Below are the records; locate each line with the word "this" and copy it.

━━ MATERIAL TO PROCESS

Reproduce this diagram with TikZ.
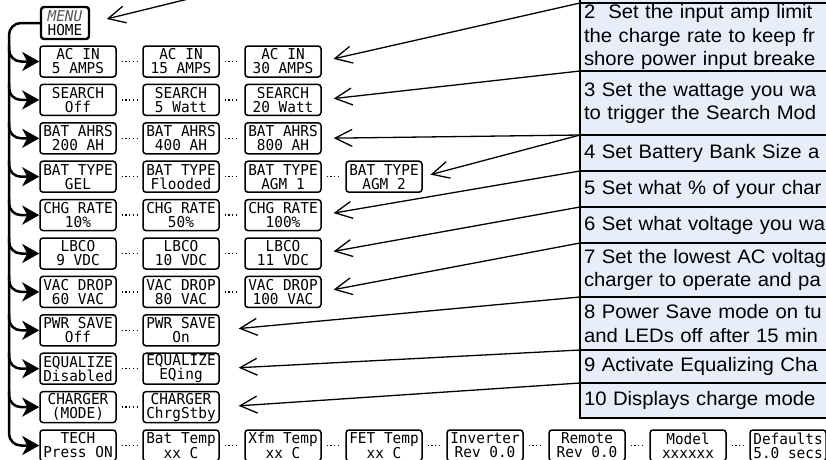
\documentclass[tikz,border=0pt]{standalone}
\usepackage{fontspec}
\usetikzlibrary{arrows.meta}
\newfontfamily\lcdfont[FakeStretch=0.96]{DejaVu Sans Mono}
\newfontfamily\notefont[FakeStretch=1.04]{Liberation Sans}
\definecolor{noteblue}{RGB}{231,237,249}
\definecolor{menugray}{RGB}{85,85,85}

\begin{document}
\begin{tikzpicture}[x=1pt, y=-1pt,
  lcd/.style={draw, line width=1.5pt, rounded corners=3pt, minimum width=76pt, minimum height=31pt, inner sep=0pt, align=center, font=\lcdfont\fontsize{15}{14}\selectfont},
  home/.style={lcd, line width=2.4pt, minimum width=48pt, minimum height=32pt},
  note/.style={draw, line width=1.2pt, fill=noteblue, anchor=north west, text width=312pt, inner xsep=4pt, inner ysep=0pt, outer sep=0pt, align=left, font=\notefont\fontsize{19.5}{23.5}\selectfont},
  trunk/.style={line width=2.5pt, rounded corners=12pt, -{Stealth[length=17pt, width=19pt, inset=5pt]}},
  dots/.style={line width=1.3pt, dash pattern=on 1.3pt off 2.4pt, shorten <=5pt, shorten >=5pt},
  pointer/.style={line width=1.3pt, -{Straight Barb[length=17pt, width=17pt]}}
]
  \useasboundingbox (0,0) rectangle (826,459);
  \clip (0,0) rectangle (826,459);

  % help text column
  \node[note, minimum height=100pt] (c1) at (580,-97) {};
  \node[note, minimum height=68pt] (c2) at (580,3) {2~ Set the input amp limit\\the charge rate to keep fr\\shore power input breake};
  \node[note, minimum height=64pt] (c3) at (580,71) {3 Set the wattage you wa\\to trigger the Search Mod};
  \node[note, minimum height=36pt] (c4) at (580,135) {4 Set Battery Bank Size a};
  \node[note, minimum height=36pt] (c5) at (580,171) {5 Set what \% of your char};
  \node[note, minimum height=36pt] (c6) at (580,207) {6 Set what voltage you wa};
  \node[note, minimum height=54pt] (c7) at (580,243) {7 Set the lowest AC voltag\\charger to operate and pa};
  \node[note, minimum height=53pt] (c8) at (580,297) {8 Power Save mode on tu\\and LEDs off after 15 min};
  \node[note, minimum height=33pt] (c9) at (580,350) {9 Activate Equalizing Cha};
  \node[note, minimum height=35pt] (c10) at (580,383) {10 Displays charge mode};

  % menu screens
  \node[home] (home) at (65,23) {{\itshape\color{menugray}MENU}\\HOME};

  \node[lcd] (acin5) at (78,61.5) {AC IN\\5 AMPS};
  \node[lcd] (acin15) at (181,61.5) {AC IN\\15 AMPS};
  \node[lcd] (acin30) at (283,61.5) {AC IN\\30 AMPS};

  \node[lcd] (search0) at (78,99.9) {SEARCH\\Off};
  \node[lcd] (search5) at (181,99.9) {SEARCH\\5 Watt};
  \node[lcd] (search20) at (283,99.9) {SEARCH\\20 Watt};

  \node[lcd] (ahrs200) at (78,138.3) {BAT AHRS\\200 AH};
  \node[lcd] (ahrs400) at (181,138.3) {BAT AHRS\\400 AH};
  \node[lcd] (ahrs800) at (283,138.3) {BAT AHRS\\800 AH};

  \node[lcd] (typegel) at (78,176.7) {BAT TYPE\\GEL};
  \node[lcd] (typeflood) at (181,176.7) {BAT TYPE\\Flooded};
  \node[lcd] (typeagmi) at (283,176.7) {BAT TYPE\\AGM 1};
  \node[lcd] (typeagmii) at (384,176.7) {BAT TYPE\\AGM 2};

  \node[lcd] (rate10) at (78,215.1) {CHG RATE\\10\%};
  \node[lcd] (rate50) at (181,215.1) {CHG RATE\\50\%};
  \node[lcd] (rate100) at (283,215.1) {CHG RATE\\100\%};

  \node[lcd] (lbco9) at (78,253.5) {LBCO\\9 VDC};
  \node[lcd] (lbco10) at (181,253.5) {LBCO\\10 VDC};
  \node[lcd] (lbco11) at (283,253.5) {LBCO\\11 VDC};

  \node[lcd] (vac60) at (78,291.9) {VAC DROP\\60 VAC};
  \node[lcd] (vac80) at (181,291.9) {VAC DROP\\80 VAC};
  \node[lcd] (vac100) at (283,291.9) {VAC DROP\\100 VAC};

  \node[lcd] (saveoff) at (78,330.3) {PWR SAVE\\Off};
  \node[lcd] (saveon) at (181,330.3) {PWR SAVE\\On};

  \node[lcd] (eqoff) at (78,368.7) {EQUALIZE\\Disabled};
  \node[lcd] (eqon) at (181,368.7) {EQUALIZE\\EQing};

  \node[lcd] (chgmode) at (78,407.1) {CHARGER\\(MODE)};
  \node[lcd] (chgstby) at (181,407.1) {CHARGER\\ChrgStby};

  \node[lcd] (tech) at (78,445.5) {TECH\\Press ON};
  \node[lcd] (battemp) at (181,445.5) {Bat Temp\\xx C};
  \node[lcd] (xfmtemp) at (283,445.5) {Xfm Temp\\xx C};
  \node[lcd] (fettemp) at (384,445.5) {FET Temp\\xx C};
  \node[lcd] (inverter) at (485,445.5) {Inverter\\Rev 0.0};
  \node[lcd] (remote) at (587,445.5) {Remote\\Rev 0.0};
  \node[lcd] (model) at (688,445.5) {Model\\xxxxxx};
  \node[lcd] (defaults) at (788,445.5) {Defaults\\5.0 secs};

  % scroll through the settings
  \foreach \a/\b in {acin5/acin15, acin15/acin30, search0/search5, search5/search20,
    ahrs200/ahrs400, ahrs400/ahrs800, typegel/typeflood, typeflood/typeagmi, typeagmi/typeagmii,
    rate10/rate50, rate50/rate100, lbco9/lbco10, lbco10/lbco11, vac60/vac80, vac80/vac100,
    saveoff/saveon, eqoff/eqon, chgmode/chgstby, tech/battemp, battemp/xfmtemp, xfmtemp/fettemp,
    fettemp/inverter, inverter/remote, remote/model, model/defaults}
    \draw[dots] (\a) -- (\b);

  % menu spine
  \coordinate (spine) at (9,23);
  \draw[trunk] (home.west) -| (spine |- tech.west) -- (tech.west);
  \foreach \n in {acin5, search0, ahrs200, typegel, rate10, lbco9, vac60, saveoff, eqoff, chgmode}
    \draw[trunk] (spine |- \n.north) |- (\n.west);

  % help text pointers
  \draw[pointer, shorten >=17pt] (c1.north west) -- (home.east);
  \draw[pointer, shorten >=12pt] (c2.north west) -- (acin30.east);
  \draw[pointer, shorten >=12pt] (c3.north west) -- (search20.east);
  \draw[pointer, shorten >=12pt] (c4.north west) -- (ahrs800.east);
  \draw[pointer, shorten >=8pt] (c4.north west) -- (typeagmii.east);
  \draw[pointer, shorten >=12pt] (c5.north west) -- (rate100.east);
  \draw[pointer, shorten >=12pt] (c6.north west) -- (lbco11.east);
  \draw[pointer, shorten >=12pt] (c7.north west) -- (vac100.east);
  \draw[pointer, shorten >=19pt] (c8.north west) -- (saveon.east);
  \draw[pointer, shorten >=19pt] (c9.north west) -- (eqon.east);
  \draw[pointer, shorten >=19pt] (c10.north west) -- (chgstby.east);
\end{tikzpicture}
\end{document}
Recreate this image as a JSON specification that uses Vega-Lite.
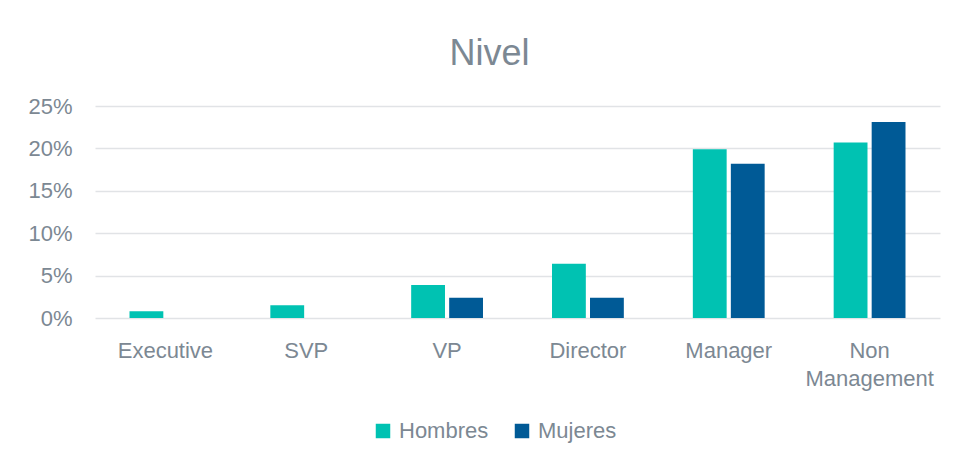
{
  "$schema": "https://vega.github.io/schema/vega-lite/v6.json",
  "width": 845,
  "height": 212,
  "autosize": {"type": "none"},
  "padding": {"left": 95, "top": 106, "right": 17, "bottom": 150},
  "background": "white",
  "title": {"text": "Nivel", "fontSize": 36, "font": "Liberation Sans", "fontWeight": "normal", "color": "#7C8893", "offset": 22, "anchor": "middle", "dx": -28},
  "data": {"values": [
    {"nivel": "Executive", "genero": "Hombres", "valor": 0.008},
    {"nivel": "Executive", "genero": "Mujeres", "valor": 0.0},
    {"nivel": "SVP", "genero": "Hombres", "valor": 0.015},
    {"nivel": "SVP", "genero": "Mujeres", "valor": 0.0},
    {"nivel": "VP", "genero": "Hombres", "valor": 0.039},
    {"nivel": "VP", "genero": "Mujeres", "valor": 0.024},
    {"nivel": "Director", "genero": "Hombres", "valor": 0.064},
    {"nivel": "Director", "genero": "Mujeres", "valor": 0.024},
    {"nivel": "Manager", "genero": "Hombres", "valor": 0.199},
    {"nivel": "Manager", "genero": "Mujeres", "valor": 0.182},
    {"nivel": "Non Management", "genero": "Hombres", "valor": 0.207},
    {"nivel": "Non Management", "genero": "Mujeres", "valor": 0.231}
  ]},
  "mark": {"type": "bar"},
  "encoding": {
    "x": {
      "field": "nivel", "type": "nominal", "sort": null,
      "scale": {"paddingInner": 0.49, "paddingOuter": 0.245},
      "axis": {
        "title": null, "labelAngle": 0, "domain": false, "ticks": false,
        "labelFont": "Liberation Sans", "labelFontSize": 22, "labelColor": "#7C8893",
        "labelPadding": 22, "labelLineHeight": 28,
        "labelExpr": "datum.label == 'Non Management' ? ['Non', 'Management'] : datum.label"
      }
    },
    "xOffset": {"field": "genero", "type": "nominal", "scale": {"paddingInner": 0.11}},
    "y": {
      "field": "valor", "type": "quantitative",
      "scale": {"domain": [0, 0.25]},
      "axis": {
        "title": null, "format": ".0%", "values": [0, 0.05, 0.1, 0.15, 0.2, 0.25],
        "domain": false, "ticks": false, "labelPadding": 23,
        "labelFont": "Liberation Sans", "labelFontSize": 22, "labelColor": "#7C8893",
        "gridColor": "#e1e3e6", "gridWidth": 1.5
      }
    },
    "color": {
      "field": "genero", "type": "nominal",
      "scale": {"domain": ["Hombres", "Mujeres"], "range": ["#00C2B2", "#005A96"]},
      "legend": {
        "title": null, "orient": "none", "direction": "horizontal",
        "legendX": 277, "legendY": 314,
        "symbolType": "square", "symbolSize": 210, "symbolStrokeWidth": 0,
        "labelFont": "Liberation Sans", "labelFontSize": 22, "labelColor": "#7C8893",
        "columnPadding": 22, "labelOffset": 5
      }
    }
  },
  "config": {"view": {"stroke": null}}
}
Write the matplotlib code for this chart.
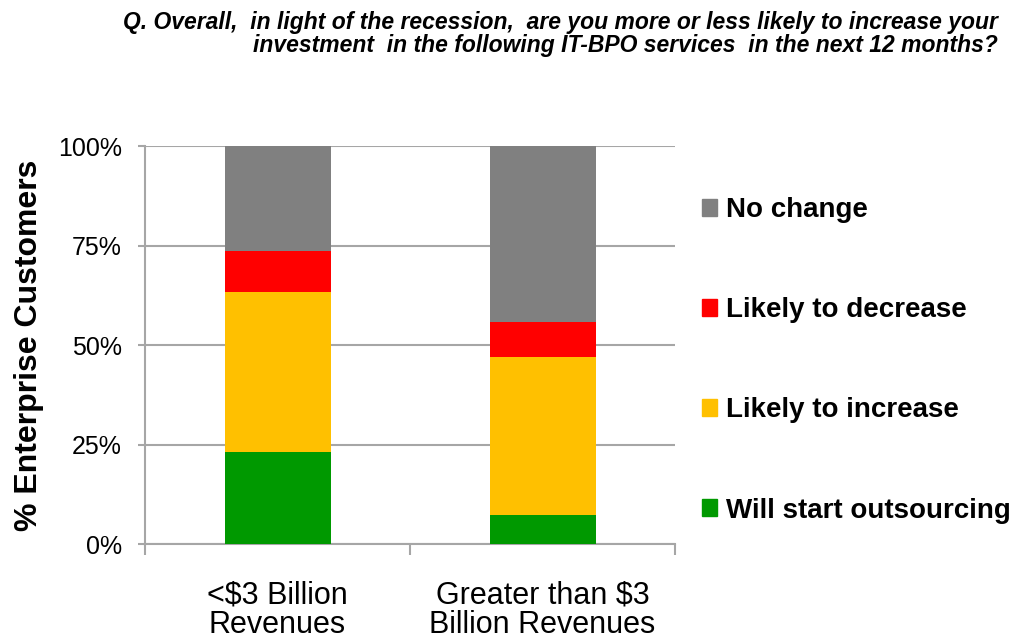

━━━━

**RESULT**
Reproduce this diagram with TikZ.
Recreate this image as a JSON specification that uses Vega-Lite.
Write the matplotlib code for this chart.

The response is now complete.